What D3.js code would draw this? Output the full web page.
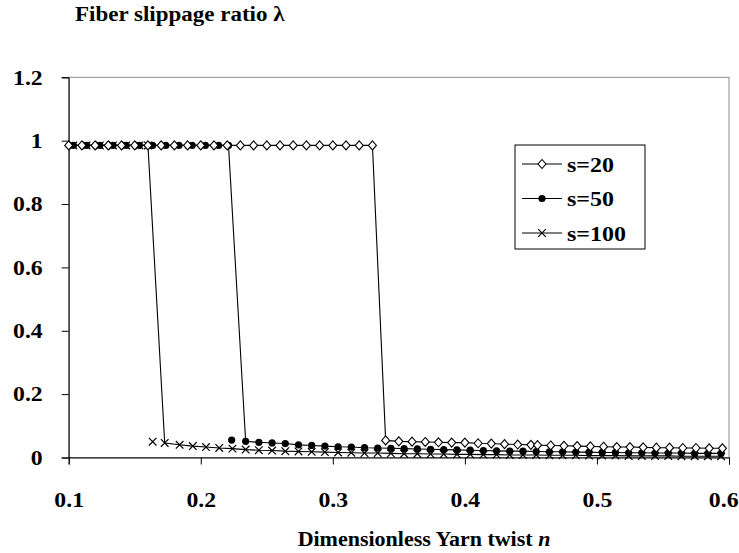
<!DOCTYPE html>
<html>
<head>
<meta charset="utf-8">
<script src="https://cdn.jsdelivr.net/npm/d3@7"></script>
<style>
  body { margin: 0; background: #fff; }
  svg text { font-family: "Liberation Serif", "Times New Roman", Times, serif; font-weight: bold; }
</style>
</head>
<body>
<div id="chart"></div>
<script>
// ---- data ----
var xTicks = [0.1, 0.2, 0.3, 0.4, 0.5, 0.6];
var yTicks = [0, 0.2, 0.4, 0.6, 0.8, 1, 1.2];
var seriesNames = ["s=20", "s=50", "s=100"];

// s=20
var s20X = [0.10, 0.11, 0.12, 0.13, 0.14, 0.15, 0.16, 0.17, 0.18, 0.19, 0.20, 0.21,
  0.22, 0.23, 0.24, 0.25, 0.26, 0.27, 0.28, 0.29, 0.30, 0.31, 0.32, 0.33,
  0.34, 0.35, 0.36, 0.37, 0.38, 0.39, 0.40, 0.41, 0.42, 0.43, 0.44, 0.45,
  0.455, 0.465, 0.475, 0.485, 0.495, 0.505, 0.515, 0.525, 0.535, 0.545, 0.555,
  0.565, 0.575, 0.585, 0.595];
var s20Y = [0.985, 0.985, 0.985, 0.985, 0.985, 0.985, 0.985, 0.985, 0.985, 0.985, 0.985, 0.985,
  0.985, 0.985, 0.985, 0.985, 0.985, 0.985, 0.985, 0.985, 0.985, 0.985, 0.985, 0.985,
  0.054, 0.051, 0.050, 0.049, 0.048, 0.047, 0.047, 0.045, 0.044, 0.042, 0.041, 0.040,
  0.039, 0.038, 0.037, 0.036, 0.035, 0.034, 0.033, 0.033, 0.032, 0.031, 0.031,
  0.030, 0.030, 0.029, 0.029];

// s=50
var s50X = [0.1035, 0.1135, 0.1235, 0.1335, 0.1435, 0.1535, 0.1635, 0.1735, 0.1835, 0.1935,
  0.2035, 0.2135, 0.221,
  0.234, 0.244, 0.254, 0.264, 0.274, 0.284, 0.294, 0.304, 0.314, 0.324, 0.334, 0.344,
  0.354, 0.364, 0.374, 0.384, 0.394, 0.404, 0.414, 0.424, 0.434, 0.444, 0.454, 0.464,
  0.474, 0.484, 0.494, 0.504, 0.514, 0.524, 0.534, 0.544, 0.554, 0.564, 0.574, 0.584, 0.594];
var s50Y = [0.985, 0.985, 0.985, 0.985, 0.985, 0.985, 0.985, 0.985, 0.985, 0.985,
  0.985, 0.985, 0.985,
  0.051, 0.048, 0.046, 0.044, 0.040, 0.038, 0.036, 0.034, 0.033, 0.031, 0.030, 0.029,
  0.028, 0.027, 0.026, 0.025, 0.024, 0.023, 0.022, 0.021, 0.020, 0.020, 0.019, 0.018,
  0.018, 0.017, 0.017, 0.016, 0.016, 0.015, 0.015, 0.014, 0.014, 0.014, 0.013, 0.013, 0.013];
// marker that the line does not go through
var s50StrayX = [0.2234];
var s50StrayY = [0.055];

// s=100
var s100X = [0.1035, 0.1135, 0.1235, 0.1335, 0.1435, 0.1535, 0.16,
  0.1727, 0.184, 0.194, 0.204, 0.214, 0.224, 0.234, 0.244, 0.254, 0.264, 0.274, 0.284,
  0.294, 0.304, 0.314, 0.324, 0.334, 0.344, 0.354, 0.364, 0.374, 0.384, 0.394, 0.404,
  0.414, 0.424, 0.434, 0.444, 0.454, 0.464, 0.474, 0.484, 0.494, 0.504, 0.514, 0.524,
  0.534, 0.544, 0.554, 0.564, 0.574, 0.584, 0.594];
var s100Y = [0.985, 0.985, 0.985, 0.985, 0.985, 0.985, 0.985,
  0.046, 0.040, 0.036, 0.033, 0.030, 0.028, 0.025, 0.023, 0.022, 0.020, 0.019, 0.018,
  0.017, 0.016, 0.015, 0.014, 0.014, 0.013, 0.012, 0.012, 0.011, 0.011, 0.010, 0.010,
  0.009, 0.009, 0.008, 0.008, 0.008, 0.007, 0.007, 0.007, 0.006, 0.006, 0.006, 0.005,
  0.005, 0.005, 0.005, 0.004, 0.004, 0.004, 0.004];
var s100StrayX = [0.1636];
var s100StrayY = [0.050];


var width = 739,
  height = 553;

var x = d3.scaleLinear().domain([0.1, 0.6]).range([68.7, 729]);
var y = d3.scaleLinear().domain([0, 1.2]).range([457.5, 77.3]);

var svg = d3.select("#chart")
  .append("svg")
  .attr("width", width)
  .attr("height", height);

function zip(xs, ys) {
  return xs.map(function (v, i) { return [v, ys[i]]; });
}

// the original text is a bit wider than it is tall
function stretch(sel, k) {
  sel.each(function () {
    var t = d3.select(this);
    var tx = +t.attr("x") || 0, ty = +t.attr("y") || 0;
    t.attr("transform", "translate(" + tx + "," + ty + ") scale(" + k + ",1) translate(" + (-tx) + "," + (-ty) + ")");
  });
}

var series = [
  { name: seriesNames[0], pts: zip(s20X, s20Y), stray: [], mark: "diamond" },
  { name: seriesNames[1], pts: zip(s50X, s50Y), stray: zip(s50StrayX, s50StrayY), mark: "dot" },
  { name: seriesNames[2], pts: zip(s100X, s100Y), stray: zip(s100StrayX, s100StrayY), mark: "cross" }
];

// plot frame
svg.append("rect")
  .attr("x", x(0.1)).attr("y", y(1.2))
  .attr("width", x(0.6) - x(0.1)).attr("height", y(0) - y(1.2))
  .attr("fill", "none").attr("stroke", "#8c8c8c").attr("stroke-width", 1);

// axes
var xAxis = svg.append("g")
  .attr("transform", "translate(0," + y(0) + ")")
  .call(d3.axisBottom(x).tickValues(xTicks).tickSize(7).tickPadding(28)
    .tickFormat(d3.format(".1f")));
var yAxis = svg.append("g")
  .attr("transform", "translate(" + x(0.1) + ",0)")
  .call(d3.axisLeft(y).tickValues(yTicks).tickSize(7).tickPadding(19)
    .tickFormat(function (d) { return d; }));

[xAxis, yAxis].forEach(function (g) {
  g.attr("font-family", null);
  g.select(".domain").attr("stroke", "#000");
  g.selectAll(".tick line").attr("stroke", "#000");
  g.selectAll(".tick text").attr("font-size", 21).attr("fill", "#000");
});
xAxis.selectAll(".tick text").attr("dy", "0.71em");
// last label pulled in so it stays on the page
xAxis.selectAll(".tick text").filter(function (d) { return d == 0.6; })
  .attr("text-anchor", "end").attr("x", 9);
stretch(xAxis.selectAll(".tick text"), 1.13);
stretch(yAxis.selectAll(".tick text"), 1.13);

// marker drawing
function drawMarker(g, kind, cx, cy) {
  if (kind == "diamond") {
    g.append("path")
      .attr("d", "M" + cx + "," + (cy - 4.5) + "L" + (cx + 4) + "," + cy + "L" + cx + "," + (cy + 4.5) + "L" + (cx - 4) + "," + cy + "Z")
      .attr("fill", "#fff").attr("stroke", "#000").attr("stroke-width", 1.1);
  } else if (kind == "dot") {
    g.append("circle").attr("cx", cx).attr("cy", cy).attr("r", 3.6).attr("fill", "#000");
  } else {
    g.append("path")
      .attr("d", "M" + (cx - 3.8) + "," + (cy - 3.8) + "L" + (cx + 3.8) + "," + (cy + 3.8) +
        "M" + (cx - 3.8) + "," + (cy + 3.8) + "L" + (cx + 3.8) + "," + (cy - 3.8))
      .attr("stroke", "#000").attr("stroke-width", 1.2).attr("fill", "none");
  }
}

var line = d3.line()
  .x(function (d) { return x(d[0]); })
  .y(function (d) { return y(d[1]); });

// draw s=100 first so s=20 diamonds sit on top
series.slice().reverse().forEach(function (s) {
  var g = svg.append("g");
  g.append("path")
    .attr("d", line(s.pts))
    .attr("fill", "none").attr("stroke", "#000").attr("stroke-width", 1.1);
  s.pts.concat(s.stray).forEach(function (p) {
    drawMarker(g, s.mark, x(p[0]), y(p[1]));
  });
});

// legend
var leg = svg.append("g");
leg.append("rect")
  .attr("x", 515).attr("y", 145).attr("width", 130).attr("height", 104)
  .attr("fill", "#fff").attr("stroke", "#000").attr("stroke-width", 1);
series.forEach(function (s, i) {
  var ly = 164 + i * 34.5;
  leg.append("line").attr("x1", 522).attr("x2", 562).attr("y1", ly).attr("y2", ly)
    .attr("stroke", "#000").attr("stroke-width", 1.1);
  drawMarker(leg, s.mark, 542, ly);
  leg.append("text").attr("x", 567).attr("y", ly + 8)
    .attr("font-size", 22).text(s.name);
});
stretch(leg.selectAll("text"), 1.09);

// axis titles
var yt = svg.append("text")
  .attr("x", 75).attr("y", 21)
  .attr("font-size", 20)
  .text("Fiber slippage ratio λ");
stretch(yt, 1.15);

var xt = svg.append("text")
  .attr("x", 424).attr("y", 546)
  .attr("text-anchor", "middle")
  .attr("font-size", 20);
xt.append("tspan").text("Dimensionless Yarn twist ");
xt.append("tspan").attr("font-style", "italic").text("n");
stretch(xt, 1.1);
</script>
</body>
</html>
————
--- Task requirements ---
Pull every line containing the word "this" out of the material.

--- Exercise result ---
What D3.js code would draw this? Output the full web page.
    var t = d3.select(this);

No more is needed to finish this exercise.